Directions for this task » Pictures stay out of this copy, which runs from the first line of the material through the line containing "144, 138.6, 134.8];".

Data section »
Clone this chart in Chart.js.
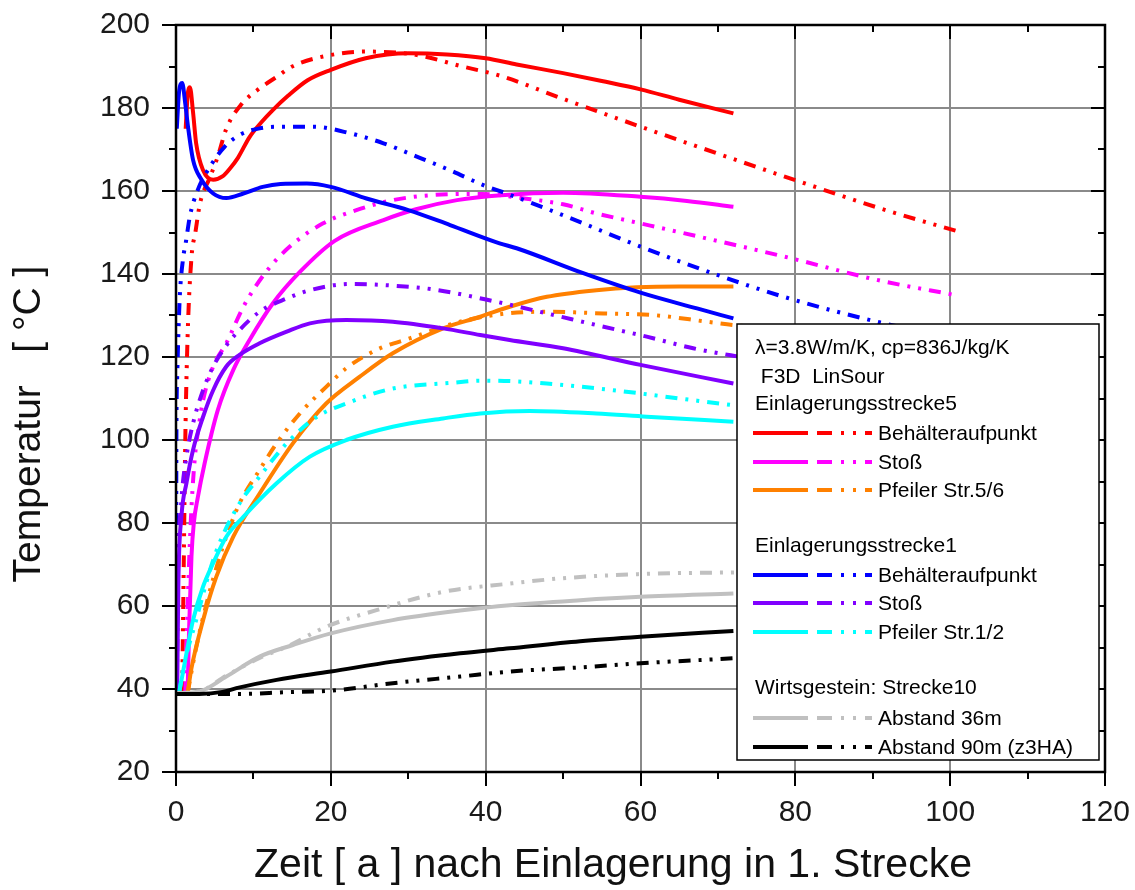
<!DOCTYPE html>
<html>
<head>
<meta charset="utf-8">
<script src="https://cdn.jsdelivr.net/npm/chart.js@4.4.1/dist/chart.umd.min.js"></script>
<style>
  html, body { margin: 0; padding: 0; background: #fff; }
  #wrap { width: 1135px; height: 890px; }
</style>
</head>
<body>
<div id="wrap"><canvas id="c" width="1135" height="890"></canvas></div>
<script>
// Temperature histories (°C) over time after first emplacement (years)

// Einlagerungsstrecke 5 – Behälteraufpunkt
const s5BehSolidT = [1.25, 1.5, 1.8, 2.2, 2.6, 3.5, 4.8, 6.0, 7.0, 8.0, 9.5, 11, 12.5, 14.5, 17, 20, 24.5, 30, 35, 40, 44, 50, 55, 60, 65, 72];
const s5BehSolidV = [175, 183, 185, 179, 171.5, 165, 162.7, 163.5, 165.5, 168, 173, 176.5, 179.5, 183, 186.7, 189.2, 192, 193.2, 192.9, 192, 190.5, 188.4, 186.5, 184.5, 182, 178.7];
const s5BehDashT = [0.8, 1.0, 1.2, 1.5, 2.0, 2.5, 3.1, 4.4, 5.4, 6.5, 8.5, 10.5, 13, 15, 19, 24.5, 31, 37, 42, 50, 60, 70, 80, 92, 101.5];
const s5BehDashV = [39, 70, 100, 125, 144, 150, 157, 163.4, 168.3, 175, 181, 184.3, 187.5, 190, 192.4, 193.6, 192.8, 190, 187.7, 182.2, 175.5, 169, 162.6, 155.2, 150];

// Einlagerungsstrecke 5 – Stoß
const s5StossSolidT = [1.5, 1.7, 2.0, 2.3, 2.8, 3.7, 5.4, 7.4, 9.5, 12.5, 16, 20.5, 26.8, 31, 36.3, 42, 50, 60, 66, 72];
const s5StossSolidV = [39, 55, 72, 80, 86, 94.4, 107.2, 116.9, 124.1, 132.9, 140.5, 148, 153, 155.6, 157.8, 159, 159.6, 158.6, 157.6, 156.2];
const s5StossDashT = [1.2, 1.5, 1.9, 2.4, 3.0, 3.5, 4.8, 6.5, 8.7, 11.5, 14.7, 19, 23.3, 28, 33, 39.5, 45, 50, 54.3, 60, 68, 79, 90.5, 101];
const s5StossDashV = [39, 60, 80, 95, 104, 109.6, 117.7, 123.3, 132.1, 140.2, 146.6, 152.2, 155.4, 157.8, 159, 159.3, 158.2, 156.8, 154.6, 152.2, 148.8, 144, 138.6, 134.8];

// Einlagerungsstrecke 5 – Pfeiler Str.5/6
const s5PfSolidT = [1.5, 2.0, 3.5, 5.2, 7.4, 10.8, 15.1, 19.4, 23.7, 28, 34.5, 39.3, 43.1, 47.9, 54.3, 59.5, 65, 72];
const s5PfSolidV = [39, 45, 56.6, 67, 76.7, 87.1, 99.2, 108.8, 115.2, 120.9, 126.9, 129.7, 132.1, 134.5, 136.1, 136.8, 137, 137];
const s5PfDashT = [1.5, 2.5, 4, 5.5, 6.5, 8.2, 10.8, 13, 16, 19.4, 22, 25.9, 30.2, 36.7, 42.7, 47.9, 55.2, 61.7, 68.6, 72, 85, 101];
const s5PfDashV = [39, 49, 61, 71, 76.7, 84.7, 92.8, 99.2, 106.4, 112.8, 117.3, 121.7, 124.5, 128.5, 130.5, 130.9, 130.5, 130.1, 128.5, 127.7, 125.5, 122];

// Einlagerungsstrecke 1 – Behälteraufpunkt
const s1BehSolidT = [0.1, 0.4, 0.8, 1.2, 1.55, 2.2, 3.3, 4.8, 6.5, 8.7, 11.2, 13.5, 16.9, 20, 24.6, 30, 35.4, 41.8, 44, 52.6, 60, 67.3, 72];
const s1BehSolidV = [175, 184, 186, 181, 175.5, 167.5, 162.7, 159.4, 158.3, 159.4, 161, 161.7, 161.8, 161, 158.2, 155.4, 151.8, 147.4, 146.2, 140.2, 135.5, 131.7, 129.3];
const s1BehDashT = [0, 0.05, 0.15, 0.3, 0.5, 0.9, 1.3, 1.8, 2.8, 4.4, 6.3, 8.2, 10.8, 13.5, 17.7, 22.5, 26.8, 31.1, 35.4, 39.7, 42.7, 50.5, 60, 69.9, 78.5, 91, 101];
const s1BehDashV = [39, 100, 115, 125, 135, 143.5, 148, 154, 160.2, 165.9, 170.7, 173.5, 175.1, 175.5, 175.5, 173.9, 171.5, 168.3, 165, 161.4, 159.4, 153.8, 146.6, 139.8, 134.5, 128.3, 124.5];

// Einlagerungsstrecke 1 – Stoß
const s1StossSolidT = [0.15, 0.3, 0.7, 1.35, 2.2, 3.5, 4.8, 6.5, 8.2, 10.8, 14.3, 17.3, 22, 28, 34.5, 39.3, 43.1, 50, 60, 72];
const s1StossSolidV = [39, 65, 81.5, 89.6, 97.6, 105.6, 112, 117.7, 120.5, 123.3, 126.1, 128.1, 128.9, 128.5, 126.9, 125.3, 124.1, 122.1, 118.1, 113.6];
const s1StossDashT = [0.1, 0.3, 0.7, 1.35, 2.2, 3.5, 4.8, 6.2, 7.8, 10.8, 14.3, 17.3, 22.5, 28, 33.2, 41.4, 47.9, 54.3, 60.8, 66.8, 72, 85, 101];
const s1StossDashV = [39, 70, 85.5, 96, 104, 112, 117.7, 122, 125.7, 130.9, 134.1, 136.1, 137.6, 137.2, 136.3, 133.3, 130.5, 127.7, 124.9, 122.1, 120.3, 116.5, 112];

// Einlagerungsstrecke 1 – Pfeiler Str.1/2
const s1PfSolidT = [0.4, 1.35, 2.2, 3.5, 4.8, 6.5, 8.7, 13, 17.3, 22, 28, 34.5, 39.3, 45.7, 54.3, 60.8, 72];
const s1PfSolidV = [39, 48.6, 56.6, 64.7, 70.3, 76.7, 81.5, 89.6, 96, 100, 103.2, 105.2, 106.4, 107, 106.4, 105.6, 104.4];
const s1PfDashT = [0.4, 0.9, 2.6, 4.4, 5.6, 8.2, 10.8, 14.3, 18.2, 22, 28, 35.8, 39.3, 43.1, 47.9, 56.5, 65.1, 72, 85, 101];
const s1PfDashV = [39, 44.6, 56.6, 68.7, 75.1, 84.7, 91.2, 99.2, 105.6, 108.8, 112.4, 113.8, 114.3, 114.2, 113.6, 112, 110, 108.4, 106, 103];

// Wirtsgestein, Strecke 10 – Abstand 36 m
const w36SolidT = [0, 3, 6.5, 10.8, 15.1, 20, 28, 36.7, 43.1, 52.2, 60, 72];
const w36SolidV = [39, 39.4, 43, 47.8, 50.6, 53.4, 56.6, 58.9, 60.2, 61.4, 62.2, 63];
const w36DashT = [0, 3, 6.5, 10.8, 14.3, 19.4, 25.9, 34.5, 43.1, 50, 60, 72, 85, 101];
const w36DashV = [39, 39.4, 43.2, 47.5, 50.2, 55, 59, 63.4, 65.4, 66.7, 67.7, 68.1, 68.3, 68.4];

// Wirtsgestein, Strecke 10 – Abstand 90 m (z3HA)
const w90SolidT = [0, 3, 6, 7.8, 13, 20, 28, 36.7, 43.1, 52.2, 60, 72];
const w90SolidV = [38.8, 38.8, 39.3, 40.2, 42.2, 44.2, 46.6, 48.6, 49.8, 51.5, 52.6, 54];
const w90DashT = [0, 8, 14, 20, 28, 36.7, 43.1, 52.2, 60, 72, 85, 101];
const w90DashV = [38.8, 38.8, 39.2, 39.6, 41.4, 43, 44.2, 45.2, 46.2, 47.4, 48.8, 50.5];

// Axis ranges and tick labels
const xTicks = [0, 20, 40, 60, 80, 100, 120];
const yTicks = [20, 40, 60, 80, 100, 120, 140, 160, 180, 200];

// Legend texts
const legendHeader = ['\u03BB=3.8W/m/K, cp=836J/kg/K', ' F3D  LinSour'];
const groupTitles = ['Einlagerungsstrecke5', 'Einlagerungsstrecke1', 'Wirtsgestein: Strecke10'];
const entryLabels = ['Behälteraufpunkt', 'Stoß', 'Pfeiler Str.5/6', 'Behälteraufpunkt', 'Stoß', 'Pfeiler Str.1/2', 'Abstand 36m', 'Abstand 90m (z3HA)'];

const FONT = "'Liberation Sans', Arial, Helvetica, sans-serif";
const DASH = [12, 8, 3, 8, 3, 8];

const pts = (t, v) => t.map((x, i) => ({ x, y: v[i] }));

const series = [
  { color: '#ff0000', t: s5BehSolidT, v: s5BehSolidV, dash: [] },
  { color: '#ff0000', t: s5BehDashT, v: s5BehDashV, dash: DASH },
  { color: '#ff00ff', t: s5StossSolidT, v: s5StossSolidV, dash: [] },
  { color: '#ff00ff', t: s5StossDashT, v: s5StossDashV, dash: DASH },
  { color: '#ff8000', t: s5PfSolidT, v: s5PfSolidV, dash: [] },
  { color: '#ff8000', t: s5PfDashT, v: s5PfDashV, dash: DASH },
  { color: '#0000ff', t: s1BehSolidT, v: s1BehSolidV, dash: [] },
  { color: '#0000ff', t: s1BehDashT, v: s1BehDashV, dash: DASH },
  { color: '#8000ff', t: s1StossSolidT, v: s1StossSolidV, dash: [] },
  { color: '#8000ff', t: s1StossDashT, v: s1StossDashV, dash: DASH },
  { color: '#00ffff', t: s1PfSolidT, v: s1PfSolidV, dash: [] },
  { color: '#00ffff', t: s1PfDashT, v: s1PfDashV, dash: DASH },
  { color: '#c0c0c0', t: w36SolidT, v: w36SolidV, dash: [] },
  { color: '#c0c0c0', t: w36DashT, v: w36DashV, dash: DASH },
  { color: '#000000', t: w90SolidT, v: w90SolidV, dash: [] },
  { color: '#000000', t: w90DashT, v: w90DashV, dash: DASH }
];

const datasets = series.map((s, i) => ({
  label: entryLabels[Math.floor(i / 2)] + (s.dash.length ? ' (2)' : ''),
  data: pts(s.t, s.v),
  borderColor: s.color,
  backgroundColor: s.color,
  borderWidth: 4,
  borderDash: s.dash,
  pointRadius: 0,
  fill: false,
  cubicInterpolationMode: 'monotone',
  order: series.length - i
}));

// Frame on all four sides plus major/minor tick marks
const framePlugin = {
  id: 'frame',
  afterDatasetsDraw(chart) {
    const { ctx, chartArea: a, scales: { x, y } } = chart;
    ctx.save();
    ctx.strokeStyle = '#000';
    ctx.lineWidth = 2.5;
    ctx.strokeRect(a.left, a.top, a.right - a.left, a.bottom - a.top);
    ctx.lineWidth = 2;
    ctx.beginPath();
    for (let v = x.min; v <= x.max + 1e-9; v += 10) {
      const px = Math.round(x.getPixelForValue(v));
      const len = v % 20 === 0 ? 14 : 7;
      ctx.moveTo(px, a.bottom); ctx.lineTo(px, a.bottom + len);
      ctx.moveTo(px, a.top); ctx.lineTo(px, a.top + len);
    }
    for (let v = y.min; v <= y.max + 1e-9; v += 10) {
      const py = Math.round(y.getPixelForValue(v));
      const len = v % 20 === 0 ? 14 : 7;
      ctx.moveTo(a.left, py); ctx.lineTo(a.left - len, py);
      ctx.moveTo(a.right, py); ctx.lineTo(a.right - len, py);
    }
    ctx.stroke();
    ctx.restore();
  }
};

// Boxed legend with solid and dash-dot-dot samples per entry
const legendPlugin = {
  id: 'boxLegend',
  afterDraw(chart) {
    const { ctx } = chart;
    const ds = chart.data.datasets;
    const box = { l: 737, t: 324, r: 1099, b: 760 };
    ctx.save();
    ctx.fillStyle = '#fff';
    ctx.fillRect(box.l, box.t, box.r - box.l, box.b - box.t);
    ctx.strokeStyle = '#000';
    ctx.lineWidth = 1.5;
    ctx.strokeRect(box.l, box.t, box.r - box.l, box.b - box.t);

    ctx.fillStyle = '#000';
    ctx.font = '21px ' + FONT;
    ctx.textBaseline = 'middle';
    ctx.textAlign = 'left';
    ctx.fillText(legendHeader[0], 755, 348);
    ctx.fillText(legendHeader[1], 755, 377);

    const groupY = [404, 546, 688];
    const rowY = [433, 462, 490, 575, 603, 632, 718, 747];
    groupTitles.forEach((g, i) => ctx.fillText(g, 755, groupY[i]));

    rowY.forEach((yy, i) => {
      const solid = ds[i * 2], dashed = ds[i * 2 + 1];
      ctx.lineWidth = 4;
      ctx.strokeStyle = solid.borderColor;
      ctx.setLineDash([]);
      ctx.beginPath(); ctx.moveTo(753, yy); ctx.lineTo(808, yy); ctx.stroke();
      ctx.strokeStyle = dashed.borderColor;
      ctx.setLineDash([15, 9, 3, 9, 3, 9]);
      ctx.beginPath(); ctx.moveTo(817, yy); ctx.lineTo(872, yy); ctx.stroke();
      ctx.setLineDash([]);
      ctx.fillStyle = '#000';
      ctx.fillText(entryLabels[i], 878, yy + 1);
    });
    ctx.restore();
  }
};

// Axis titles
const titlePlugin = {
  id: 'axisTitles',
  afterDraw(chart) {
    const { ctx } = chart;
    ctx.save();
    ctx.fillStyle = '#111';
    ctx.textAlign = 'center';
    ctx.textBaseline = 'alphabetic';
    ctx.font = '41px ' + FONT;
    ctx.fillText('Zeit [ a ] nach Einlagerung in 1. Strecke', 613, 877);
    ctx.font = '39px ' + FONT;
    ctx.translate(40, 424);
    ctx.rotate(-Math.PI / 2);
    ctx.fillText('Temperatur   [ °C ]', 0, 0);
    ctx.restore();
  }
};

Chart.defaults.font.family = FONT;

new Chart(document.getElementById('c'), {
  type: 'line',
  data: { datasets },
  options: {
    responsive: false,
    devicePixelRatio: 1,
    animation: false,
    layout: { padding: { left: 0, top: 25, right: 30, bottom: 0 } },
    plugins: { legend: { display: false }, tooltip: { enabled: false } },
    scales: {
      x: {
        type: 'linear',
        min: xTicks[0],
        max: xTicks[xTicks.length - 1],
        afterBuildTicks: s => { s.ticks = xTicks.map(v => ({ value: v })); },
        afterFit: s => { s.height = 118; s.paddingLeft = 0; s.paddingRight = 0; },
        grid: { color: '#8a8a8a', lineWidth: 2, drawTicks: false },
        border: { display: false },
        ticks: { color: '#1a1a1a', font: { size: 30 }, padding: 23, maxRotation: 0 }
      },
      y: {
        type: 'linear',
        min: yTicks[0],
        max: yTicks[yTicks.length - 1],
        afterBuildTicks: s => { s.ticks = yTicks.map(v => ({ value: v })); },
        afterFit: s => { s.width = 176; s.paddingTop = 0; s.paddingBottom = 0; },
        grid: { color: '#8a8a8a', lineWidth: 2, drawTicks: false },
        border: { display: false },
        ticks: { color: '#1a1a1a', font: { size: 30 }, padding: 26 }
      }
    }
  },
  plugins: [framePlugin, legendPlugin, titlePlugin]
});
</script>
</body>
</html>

Final answer »
Clone this chart in Chart.js.
<!DOCTYPE html>
<html>
<head>
<meta charset="utf-8">
<script src="https://cdn.jsdelivr.net/npm/chart.js@4.4.1/dist/chart.umd.min.js"></script>
<style>
  html, body { margin: 0; padding: 0; background: #fff; }
  #wrap { width: 1135px; height: 890px; }
</style>
</head>
<body>
<div id="wrap"><canvas id="c" width="1135" height="890"></canvas></div>
<script>
// Temperature histories (°C) over time after first emplacement (years)

// Einlagerungsstrecke 5 – Behälteraufpunkt
const s5BehSolidT = [1.25, 1.5, 1.8, 2.2, 2.6, 3.5, 4.8, 6.0, 7.0, 8.0, 9.5, 11, 12.5, 14.5, 17, 20, 24.5, 30, 35, 40, 44, 50, 55, 60, 65, 72];
const s5BehSolidV = [175, 183, 185, 179, 171.5, 165, 162.7, 163.5, 165.5, 168, 173, 176.5, 179.5, 183, 186.7, 189.2, 192, 193.2, 192.9, 192, 190.5, 188.4, 186.5, 184.5, 182, 178.7];
const s5BehDashT = [0.8, 1.0, 1.2, 1.5, 2.0, 2.5, 3.1, 4.4, 5.4, 6.5, 8.5, 10.5, 13, 15, 19, 24.5, 31, 37, 42, 50, 60, 70, 80, 92, 101.5];
const s5BehDashV = [39, 70, 100, 125, 144, 150, 157, 163.4, 168.3, 175, 181, 184.3, 187.5, 190, 192.4, 193.6, 192.8, 190, 187.7, 182.2, 175.5, 169, 162.6, 155.2, 150];

// Einlagerungsstrecke 5 – Stoß
const s5StossSolidT = [1.5, 1.7, 2.0, 2.3, 2.8, 3.7, 5.4, 7.4, 9.5, 12.5, 16, 20.5, 26.8, 31, 36.3, 42, 50, 60, 66, 72];
const s5StossSolidV = [39, 55, 72, 80, 86, 94.4, 107.2, 116.9, 124.1, 132.9, 140.5, 148, 153, 155.6, 157.8, 159, 159.6, 158.6, 157.6, 156.2];
const s5StossDashT = [1.2, 1.5, 1.9, 2.4, 3.0, 3.5, 4.8, 6.5, 8.7, 11.5, 14.7, 19, 23.3, 28, 33, 39.5, 45, 50, 54.3, 60, 68, 79, 90.5, 101];
const s5StossDashV = [39, 60, 80, 95, 104, 109.6, 117.7, 123.3, 132.1, 140.2, 146.6, 152.2, 155.4, 157.8, 159, 159.3, 158.2, 156.8, 154.6, 152.2, 148.8, 144, 138.6, 134.8];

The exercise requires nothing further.